In this blog, we`ll look into what technical stock charts are, why they`re important, and the different kinds you should be familiar with.
What Are Technical Stock Charts?
A technical stock chart shows how a stock`s price has moved, how much has been traded, and sometimes other important data over a certain time. Traders and investors look at these charts to guess what might happen to the stock`s price in the future by studying past patterns.
Unlike fundamental analysis, which looks at a company`s financial reports, technical analysis only studies how prices and trading volumes act in the market.
Why are stock charts important?
- Identify trends and potential entry/exit points
- Spot market patterns that repeat over time
- Evaluate market sentiment and momentum
- Make data-driven trading decisions
Types of Technical Stock Charts
There are different kinds of stock charts, and each one shows something special. Let`s take a look at the ones that are most often used.
1. Line Chart
The simplest type of chart, connecting closing prices over a period with a continuous line.
- Best For: Beginners who want a quick overview of price trends.
- Pros: Easy to read, provides a clear visual of general trends.
- Cons: Does not show intraday movements or price extremes (highs and lows).
2. Bar Chart
It displays the opening, highest, lowest, and closing prices for a certain time frame. Each bar shows the data for one time period.
- Best For: Traders analyzing daily price fluctuations.
- Pros: Provides more information than line charts, helping identify market volatility.
- Cons: Can appear cluttered and confusing for beginners.
3. Candlestick Chart
The chart uses colored "candles" to show OHLC prices. The body of each candle shows the difference between the opening and closing prices, while the wicks above and below represent the highest and lowest prices for that period.
- Best For: Short-term traders and swing traders who focus on price action.
- Pros: Visually intuitive, shows trends, reversals, and market sentiment effectively.
- Cons: Requires some learning to interpret different candlestick patterns.
4. Point & Figure Chart
It focuses on the changes in price without taking time into account. It uses Xs and Os to show when prices are going up or down..
- Best For: Traders emphasizing trend strength and breakout patterns.
- Pros: Filters out minor price fluctuations, highlighting meaningful trends.
- Cons: Less common and can be difficult for beginners to read.
5. Renko Chart
Builds blocks of a fixed price movement, ignoring time and minor fluctuations.
- Best For: Traders aiming to identify trends and reversals clearly.
- Pros: Reduces market noise, emphasizing trend direction.
- Cons: Less informative for timing trades precisely.
6. Heikin-Ashi Chart
A variation of the candlestick chart that averages price data to smooth trends.
- Best For: Identifying trend strength and continuation.
- Pros: Easier to spot trends compared to traditional candlesticks.
- Cons: Slight delay in reflecting exact price changes.
Key Takeaways
- Line charts are simple but limited; great for a quick glance at trends.
- Bar and candlestick charts provide detailed OHLC data and are widely used for trading.
- Point & figure, Renko, and Heikin-Ashi charts help filter noise and highlight trends.
- Choosing the right chart depends on your trading style, timeframe, and analytical approach.
Technical stock charts aren`t perfect predictions of what will happen next, but they offer a valuable way to see how market participants are thinking and acting.

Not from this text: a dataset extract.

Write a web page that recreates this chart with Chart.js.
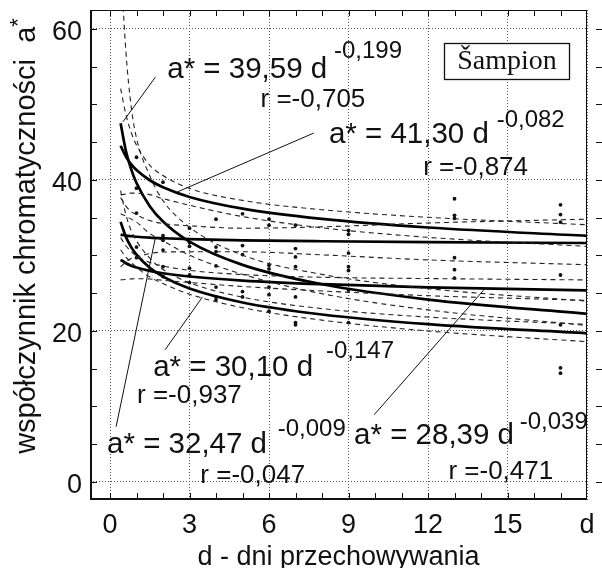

Learning about various chart types and how they`re used can help traders make better and more confident choices.
Conclusion
Learning how to read technical stock charts is really important for anyone who trades or invests. Begin with line charts, then progress to candlestick charts, and once you feel more confident, look into more complex chart types. The better you get at understanding charts, the easier it becomes to predict how the market might move and to keep your investments safe.